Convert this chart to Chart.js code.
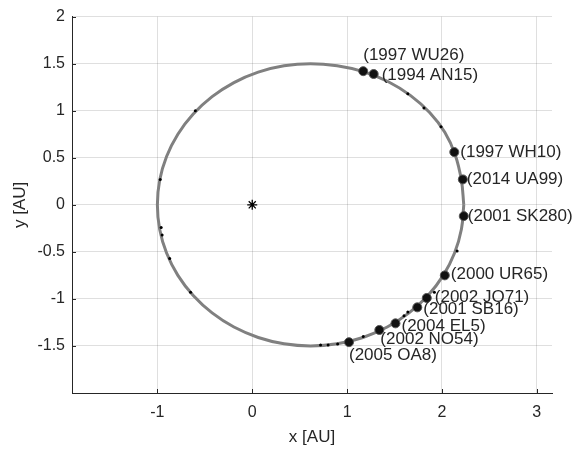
<!DOCTYPE html>
<html>
<head>
<meta charset="utf-8">
<script src="https://cdn.jsdelivr.net/npm/chart.js@4"></script>
<style>
	html, body { margin: 0; padding: 0; background: #fff; }
	#wrap { width: 575px; height: 451px; }
</style>
</head>
<body>
<div id="wrap"><canvas id="orbitChart" width="575" height="451"></canvas></div>
<script>
// orbit trace (AU)
const orbitX = [2.23, 2.205, 2.14, 2.03, 1.87, 1.67, 1.43, 1.17, 0.895, 0.615, 0.335, 0.063, -0.193, -0.423, -0.622, -0.784, -0.903, -0.976, -1.0, -0.976, -0.903, -0.784, -0.622, -0.423, -0.193, 0.063, 0.335, 0.615, 0.895, 1.167, 1.423, 1.653, 1.852, 2.014, 2.133, 2.205, 2.23];
const orbitY = [0, 0.26, 0.53, 0.77, 0.98, 1.16, 1.31, 1.415, 1.477, 1.5, 1.477, 1.41, 1.299, 1.149, 0.964, 0.75, 0.513, 0.26, 0, -0.26, -0.513, -0.75, -0.964, -1.149, -1.299, -1.41, -1.477, -1.5, -1.477, -1.41, -1.299, -1.149, -0.964, -0.75, -0.513, -0.26, 0];

// labelled objects
const names = ['(1997 WU26)', '(1994 AN15)', '(1997 WH10)', '(2014 UA99)', '(2001 SK280)', '(2000 UR65)', '(2002 JO71)', '(2001 SB16)', '(2004 EL5)', '(2002 NO54)', '(2005 OA8)'];
const namedX = [1.17, 1.28, 2.13, 2.22, 2.23, 2.03, 1.84, 1.74, 1.51, 1.34, 1.02];
const namedY = [1.42, 1.39, 0.56, 0.27, -0.12, -0.75, -0.99, -1.09, -1.26, -1.33, -1.46];

// unlabelled small marks on the orbit
const minorX = [-0.6, -0.97, -0.96, -0.95, -0.87, -0.65, 1.64, 1.81, 1.99, 2.16, 1.92, 1.64, 1.6, 1.17, 0.9, 0.8, 0.72];
const minorY = [1.0, 0.27, -0.24, -0.32, -0.57, -0.93, 1.18, 1.03, 0.83, -0.49, -0.93, -1.14, -1.18, -1.40, -1.48, -1.49, -1.49];

const sunX = [0];
const sunY = [0];

const xTicks = [-1, 0, 1, 2, 3];
const yTicks = [-1.5, -1, -0.5, 0, 0.5, 1, 1.5, 2];

// text placement relative to each point, px
const labelNudge = [[0, -16], [8, 1], [6, 0], [4, 0], [4, 0], [6, -1], [8, -1], [6, 2], [6, 3], [1, 9], [0, 13]];

const FONT = "'Liberation Sans', Arial, sans-serif";
const INK = '#262626';
const GRID = 'rgba(38,38,38,0.15)';

const pts = (xs, ys) => xs.map((v, i) => ({ x: v, y: ys[i] }));

const orbitText = {
	id: 'orbitText',
	afterDatasetsDraw(chart) {
		const { ctx, scales: { x, y } } = chart;
		ctx.save();
		ctx.font = `17px ${FONT}`;
		ctx.fillStyle = INK;
		ctx.textAlign = 'left';
		ctx.textBaseline = 'middle';
		names.forEach((n, i) => {
			const [dx, dy] = labelNudge[i];
			ctx.fillText(n, x.getPixelForValue(namedX[i]) + dx, y.getPixelForValue(namedY[i]) + dy);
		});
		ctx.restore();
	},
	afterDraw(chart) {
		const { ctx, chartArea: a, scales: { x, y } } = chart;
		ctx.save();
		// inward ticks, matlab style
		ctx.strokeStyle = INK;
		ctx.lineWidth = 1;
		ctx.beginPath();
		xTicks.forEach(v => {
			const px = Math.round(x.getPixelForValue(v)) + 0.5;
			ctx.moveTo(px, a.bottom); ctx.lineTo(px, a.bottom - 4);
		});
		yTicks.forEach(v => {
			const py = Math.round(y.getPixelForValue(v)) + 0.5;
			ctx.moveTo(a.left, py); ctx.lineTo(a.left + 4, py);
		});
		ctx.stroke();
		// axis titles
		ctx.fillStyle = INK;
		ctx.font = `17px ${FONT}`;
		ctx.textAlign = 'center';
		ctx.textBaseline = 'middle';
		ctx.fillText('x [AU]', (a.left + a.right) / 2, a.bottom + 44);
		ctx.translate(20, (a.top + a.bottom) / 2);
		ctx.rotate(-Math.PI / 2);
		ctx.fillText('y [AU]', 0, 0);
		ctx.restore();
	}
};

const axis = (min, max, ticks) => ({
	type: 'linear',
	min, max,
	afterBuildTicks: s => { s.ticks = ticks.map(v => ({ value: v })); },
	grid: { color: GRID, drawTicks: false },
	border: { color: INK, width: 1 },
	ticks: { color: INK, font: { family: FONT, size: 16 }, callback: v => String(v) }
});

const xScale = axis(-1.9, 3.16, xTicks);
xScale.afterFit = s => { s.height = 58; };
xScale.ticks.padding = 10;
const yScale = axis(-2, 2, yTicks);
yScale.afterFit = s => { s.width = 72; };
yScale.ticks.padding = 7;

new Chart(document.getElementById('orbitChart'), {
	type: 'scatter',
	data: {
		datasets: [
			{ label: 'sun', data: pts(sunX, sunY), pointStyle: 'star', pointRadius: 5, borderColor: '#000', borderWidth: 1.3, order: 0 },
			{ label: 'named', data: pts(namedX, namedY), pointRadius: 4.5, backgroundColor: '#111', borderColor: '#555', borderWidth: 1, order: 1 },
			{ label: 'minor', data: pts(minorX, minorY), pointRadius: 1.5, backgroundColor: '#000', borderWidth: 0, order: 2 },
			{ label: 'orbit', data: pts(orbitX, orbitY), showLine: true, borderColor: '#808080', borderWidth: 3, pointRadius: 0, tension: 0.4, order: 3 }
		]
	},
	options: {
		responsive: false,
		animation: false,
		devicePixelRatio: 1,
		layout: { padding: { top: 13, right: 23, left: 0, bottom: 0 } },
		plugins: { legend: { display: false }, tooltip: { enabled: false } },
		scales: { x: xScale, y: yScale }
	},
	plugins: [orbitText]
});
</script>
</body>
</html>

● Short exercise:
Reproduce the material word for word. Any pictures should be left out of the copy.

● Exercise solution:
Convert this chart to Chart.js code.
<!DOCTYPE html>
<html>
<head>
<meta charset="utf-8">
<script src="https://cdn.jsdelivr.net/npm/chart.js@4"></script>
<style>
	html, body { margin: 0; padding: 0; background: #fff; }
	#wrap { width: 575px; height: 451px; }
</style>
</head>
<body>
<div id="wrap"><canvas id="orbitChart" width="575" height="451"></canvas></div>
<script>
// orbit trace (AU)
const orbitX = [2.23, 2.205, 2.14, 2.03, 1.87, 1.67, 1.43, 1.17, 0.895, 0.615, 0.335, 0.063, -0.193, -0.423, -0.622, -0.784, -0.903, -0.976, -1.0, -0.976, -0.903, -0.784, -0.622, -0.423, -0.193, 0.063, 0.335, 0.615, 0.895, 1.167, 1.423, 1.653, 1.852, 2.014, 2.133, 2.205, 2.23];
const orbitY = [0, 0.26, 0.53, 0.77, 0.98, 1.16, 1.31, 1.415, 1.477, 1.5, 1.477, 1.41, 1.299, 1.149, 0.964, 0.75, 0.513, 0.26, 0, -0.26, -0.513, -0.75, -0.964, -1.149, -1.299, -1.41, -1.477, -1.5, -1.477, -1.41, -1.299, -1.149, -0.964, -0.75, -0.513, -0.26, 0];

// labelled objects
const names = ['(1997 WU26)', '(1994 AN15)', '(1997 WH10)', '(2014 UA99)', '(2001 SK280)', '(2000 UR65)', '(2002 JO71)', '(2001 SB16)', '(2004 EL5)', '(2002 NO54)', '(2005 OA8)'];
const namedX = [1.17, 1.28, 2.13, 2.22, 2.23, 2.03, 1.84, 1.74, 1.51, 1.34, 1.02];
const namedY = [1.42, 1.39, 0.56, 0.27, -0.12, -0.75, -0.99, -1.09, -1.26, -1.33, -1.46];

// unlabelled small marks on the orbit
const minorX = [-0.6, -0.97, -0.96, -0.95, -0.87, -0.65, 1.64, 1.81, 1.99, 2.16, 1.92, 1.64, 1.6, 1.17, 0.9, 0.8, 0.72];
const minorY = [1.0, 0.27, -0.24, -0.32, -0.57, -0.93, 1.18, 1.03, 0.83, -0.49, -0.93, -1.14, -1.18, -1.40, -1.48, -1.49, -1.49];

const sunX = [0];
const sunY = [0];

const xTicks = [-1, 0, 1, 2, 3];
const yTicks = [-1.5, -1, -0.5, 0, 0.5, 1, 1.5, 2];

// text placement relative to each point, px
const labelNudge = [[0, -16], [8, 1], [6, 0], [4, 0], [4, 0], [6, -1], [8, -1], [6, 2], [6, 3], [1, 9], [0, 13]];

const FONT = "'Liberation Sans', Arial, sans-serif";
const INK = '#262626';
const GRID = 'rgba(38,38,38,0.15)';

const pts = (xs, ys) => xs.map((v, i) => ({ x: v, y: ys[i] }));

const orbitText = {
	id: 'orbitText',
	afterDatasetsDraw(chart) {
		const { ctx, scales: { x, y } } = chart;
		ctx.save();
		ctx.font = `17px ${FONT}`;
		ctx.fillStyle = INK;
		ctx.textAlign = 'left';
		ctx.textBaseline = 'middle';
		names.forEach((n, i) => {
			const [dx, dy] = labelNudge[i];
			ctx.fillText(n, x.getPixelForValue(namedX[i]) + dx, y.getPixelForValue(namedY[i]) + dy);
		});
		ctx.restore();
	},
	afterDraw(chart) {
		const { ctx, chartArea: a, scales: { x, y } } = chart;
		ctx.save();
		// inward ticks, matlab style
		ctx.strokeStyle = INK;
		ctx.lineWidth = 1;
		ctx.beginPath();
		xTicks.forEach(v => {
			const px = Math.round(x.getPixelForValue(v)) + 0.5;
			ctx.moveTo(px, a.bottom); ctx.lineTo(px, a.bottom - 4);
		});
		yTicks.forEach(v => {
			const py = Math.round(y.getPixelForValue(v)) + 0.5;
			ctx.moveTo(a.left, py); ctx.lineTo(a.left + 4, py);
		});
		ctx.stroke();
		// axis titles
		ctx.fillStyle = INK;
		ctx.font = `17px ${FONT}`;
		ctx.textAlign = 'center';
		ctx.textBaseline = 'middle';
		ctx.fillText('x [AU]', (a.left + a.right) / 2, a.bottom + 44);
		ctx.translate(20, (a.top + a.bottom) / 2);
		ctx.rotate(-Math.PI / 2);
		ctx.fillText('y [AU]', 0, 0);
		ctx.restore();
	}
};

const axis = (min, max, ticks) => ({
	type: 'linear',
	min, max,
	afterBuildTicks: s => { s.ticks = ticks.map(v => ({ value: v })); },
	grid: { color: GRID, drawTicks: false },
	border: { color: INK, width: 1 },
	ticks: { color: INK, font: { family: FONT, size: 16 }, callback: v => String(v) }
});

const xScale = axis(-1.9, 3.16, xTicks);
xScale.afterFit = s => { s.height = 58; };
xScale.ticks.padding = 10;
const yScale = axis(-2, 2, yTicks);
yScale.afterFit = s => { s.width = 72; };
yScale.ticks.padding = 7;

new Chart(document.getElementById('orbitChart'), {
	type: 'scatter',
	data: {
		datasets: [
			{ label: 'sun', data: pts(sunX, sunY), pointStyle: 'star', pointRadius: 5, borderColor: '#000', borderWidth: 1.3, order: 0 },
			{ label: 'named', data: pts(namedX, namedY), pointRadius: 4.5, backgroundColor: '#111', borderColor: '#555', borderWidth: 1, order: 1 },
			{ label: 'minor', data: pts(minorX, minorY), pointRadius: 1.5, backgroundColor: '#000', borderWidth: 0, order: 2 },
			{ label: 'orbit', data: pts(orbitX, orbitY), showLine: true, borderColor: '#808080', borderWidth: 3, pointRadius: 0, tension: 0.4, order: 3 }
		]
	},
	options: {
		responsive: false,
		animation: false,
		devicePixelRatio: 1,
		layout: { padding: { top: 13, right: 23, left: 0, bottom: 0 } },
		plugins: { legend: { display: false }, tooltip: { enabled: false } },
		scales: { x: xScale, y: yScale }
	},
	plugins: [orbitText]
});
</script>
</body>
</html>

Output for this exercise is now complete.